Exclude pictures. Extract exactly the lines from the one that contains "Convert this diagram to TikZ code." down to the one that contains "sustain) -- (sustain.west);", both included.

[BEGIN]

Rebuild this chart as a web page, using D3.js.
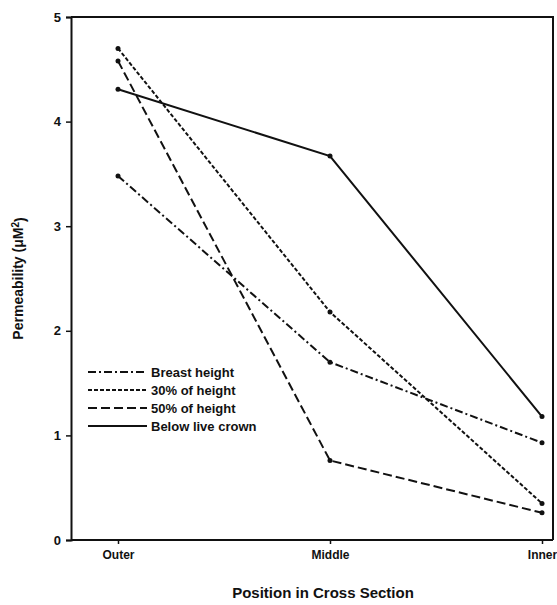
<!DOCTYPE html>
<html>
<head>
<meta charset="utf-8">
<script src="https://cdn.jsdelivr.net/npm/d3@7"></script>
<style>
	body { margin: 0; background: #fff; }
	text { font-family: "Liberation Sans", Arial, sans-serif; fill: #111; }
</style>
</head>
<body>
<div id="chart"></div>
<script>
(function(){
	var positions = ['Outer', 'Middle', 'Inner'];
	var seriesNames = ['Breast height', '30% of height', '50% of height', 'Below live crown'];
	var breastHeight = [3.48, 1.70, 0.93];
	var thirtyPct = [4.70, 2.18, 0.35];
	var fiftyPct = [4.58, 0.76, 0.26];
	var belowCrown = [4.31, 3.67, 1.18];
	var yTicks = [0, 1, 2, 3, 4, 5];

	var dashes = ['8,3,2,3', '4,2', '9,4', null];
	var series = [breastHeight, thirtyPct, fiftyPct, belowCrown];

	var width = 557, height = 605;
	var left = 71, right = 553, top = 17, bottom = 540;

	var svg = d3.select('#chart')
		.append('svg')
			.attr('width', width)
			.attr('height', height);

	var x = d3.scalePoint().domain(positions).range([118, 542]);
	var y = d3.scaleLinear().domain([0, 5]).range([bottom, top]);

	// frame
	svg.append('path')
		.attr('d', 'M' + left + ',' + top + 'H' + right + 'V' + bottom)
		.attr('fill', 'none')
		.attr('stroke', '#111')
		.attr('stroke-width', 2);

	var yAxis = svg.append('g')
		.attr('transform', 'translate(' + left + ',0)')
		.call(d3.axisLeft(y).tickValues(yTicks).tickSize(5).tickPadding(5).tickFormat(d3.format('d')));
	yAxis.select('.domain').attr('stroke', '#111').attr('stroke-width', 2);
	yAxis.selectAll('.tick line').attr('stroke', '#111').attr('stroke-width', 1.5);
	yAxis.selectAll('text').style('font-size', '13px').style('font-weight', 'bold').attr('fill', '#111');

	var xAxis = svg.append('g')
		.attr('transform', 'translate(0,' + bottom + ')')
		.call(d3.axisBottom(x).tickSize(4).tickPadding(6).tickSizeOuter(0));
	xAxis.select('.domain').attr('d', 'M' + left + ',0H' + right).attr('stroke', '#111').attr('stroke-width', 2);
	xAxis.selectAll('.tick line').attr('stroke', '#111').attr('stroke-width', 1.5);
	xAxis.selectAll('text').style('font-size', '12px').style('font-weight', 'bold').attr('fill', '#111');

	var line = d3.line()
		.x(function(d, i) { return x(positions[i]); })
		.y(function(d) { return y(d); });

	series.forEach(function(vals, s) {
		svg.append('path')
			.datum(vals)
			.attr('d', line)
			.attr('fill', 'none')
			.attr('stroke', '#111')
			.attr('stroke-width', 2)
			.attr('stroke-dasharray', dashes[s]);
		svg.selectAll('.pt' + s)
			.data(vals)
			.enter().append('circle')
				.attr('cx', function(d, i) { return x(positions[i]); })
				.attr('cy', function(d) { return y(d); })
				.attr('r', 2.5)
				.attr('fill', '#111');
	});

	// legend
	var legend = svg.append('g').attr('transform', 'translate(88,372)');
	seriesNames.forEach(function(name, i) {
		var g = legend.append('g').attr('transform', 'translate(0,' + (i * 18) + ')');
		g.append('line')
			.attr('x1', 0).attr('x2', 59)
			.attr('stroke', '#111')
			.attr('stroke-width', 2)
			.attr('stroke-dasharray', dashes[i]);
		g.append('text')
			.attr('x', 63).attr('dy', '0.35em')
			.style('font-size', '13px')
			.style('font-weight', 'bold')
			.text(name);
	});

	svg.append('text')
		.attr('x', 323).attr('y', 598)
		.attr('text-anchor', 'middle')
		.style('font-size', '15px')
		.style('font-weight', 'bold')
		.text('Position in Cross Section');

	var yl = svg.append('text')
		.attr('transform', 'translate(23,' + ((top + bottom) / 2) + ') rotate(-90)')
		.attr('text-anchor', 'middle')
		.style('font-size', '14px')
		.style('font-weight', 'bold');
	yl.append('tspan').text('Permeability (\u03bcM');
	yl.append('tspan').attr('dy', '-0.4em').style('font-size', '10px').text('2');
	yl.append('tspan').attr('dy', '0.4em').text(')');
})();
</script>
</body>
</html>
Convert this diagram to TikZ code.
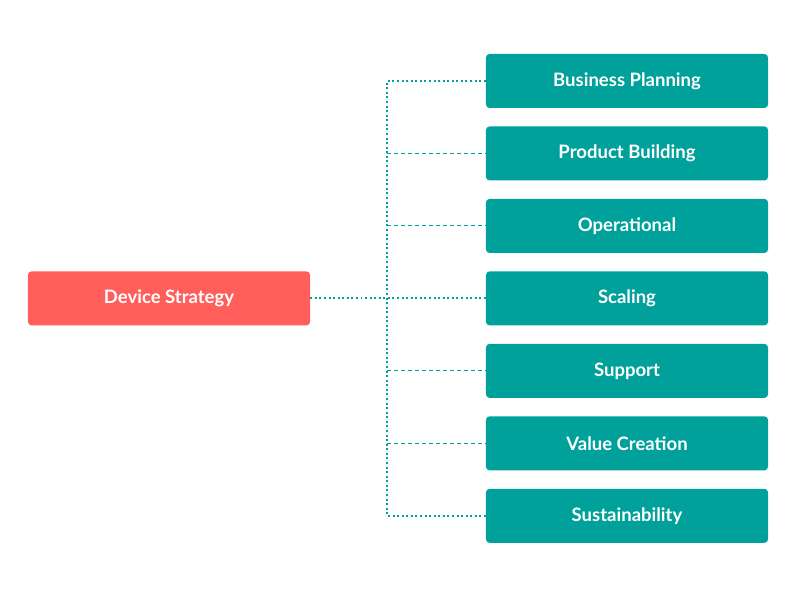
\documentclass[tikz,border=0pt]{standalone}
\usepackage{fontspec}
\setmainfont{Lato}
\usetikzlibrary{positioning, calc}
\definecolor{rootred}{HTML}{FF5E5B}
\definecolor{branchteal}{HTML}{00A19A}
\tikzset{
    dotline/.style={draw, branchteal, line width=1.7pt, dash pattern=on 1.7pt off 2.2pt},
    dashline/.style={draw, branchteal, line width=0.85pt, dash pattern=on 3.4pt off 2.6pt}
}
\begin{document}
\begin{tikzpicture}[
    x=0.03cm, y=-0.03cm,
    node distance=0.54cm,
    branch/.style={rectangle, fill=branchteal, rounded corners=3pt, minimum width=8.46cm, minimum height=1.62cm, text=white, font=\bfseries\fontsize{15.8}{18}\selectfont},
    root/.style={branch, fill=rootred}
]
    \useasboundingbox (0,0) rectangle (800,600);

    \node[branch] (planning) at (627,81) {Business Planning};
    \node[branch, below=of planning] (building) {Product Building};
    \node[branch, below=of building] (operational) {Operational};
    \node[branch, below=of operational] (scaling) {Scaling};
    \node[branch, below=of scaling] (support) {Support};
    \node[branch, below=of support] (value) {Value Creation};
    \node[branch, below=of value] (sustain) {Sustainability};

    \node[root] (device) at (169,0 |- scaling) {Device Strategy};

    \coordinate (trunk) at (387,0 |- scaling);

    % trunk and outer branches
    \draw[dotline] (device.east) -- (scaling.west);
    \draw[dotline] (planning.west) -- (trunk |- planning) -- (trunk |- sustain) -- (sustain.west);

    % inner branches
    \foreach \n in {building, operational, support, value}
        \draw[dashline] (trunk |- \n) -- (\n.west);

\end{tikzpicture}
\end{document}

[END]

_Solution to this problem_:
Convert this diagram to TikZ code.
\documentclass[tikz,border=0pt]{standalone}
\usepackage{fontspec}
\setmainfont{Lato}
\usetikzlibrary{positioning, calc}
\definecolor{rootred}{HTML}{FF5E5B}
\definecolor{branchteal}{HTML}{00A19A}
\tikzset{
    dotline/.style={draw, branchteal, line width=1.7pt, dash pattern=on 1.7pt off 2.2pt},
    dashline/.style={draw, branchteal, line width=0.85pt, dash pattern=on 3.4pt off 2.6pt}
}
\begin{document}
\begin{tikzpicture}[
    x=0.03cm, y=-0.03cm,
    node distance=0.54cm,
    branch/.style={rectangle, fill=branchteal, rounded corners=3pt, minimum width=8.46cm, minimum height=1.62cm, text=white, font=\bfseries\fontsize{15.8}{18}\selectfont},
    root/.style={branch, fill=rootred}
]
    \useasboundingbox (0,0) rectangle (800,600);

    \node[branch] (planning) at (627,81) {Business Planning};
    \node[branch, below=of planning] (building) {Product Building};
    \node[branch, below=of building] (operational) {Operational};
    \node[branch, below=of operational] (scaling) {Scaling};
    \node[branch, below=of scaling] (support) {Support};
    \node[branch, below=of support] (value) {Value Creation};
    \node[branch, below=of value] (sustain) {Sustainability};

    \node[root] (device) at (169,0 |- scaling) {Device Strategy};

    \coordinate (trunk) at (387,0 |- scaling);

    % trunk and outer branches
    \draw[dotline] (device.east) -- (scaling.west);
    \draw[dotline] (planning.west) -- (trunk |- planning) -- (trunk |- sustain) -- (sustain.west);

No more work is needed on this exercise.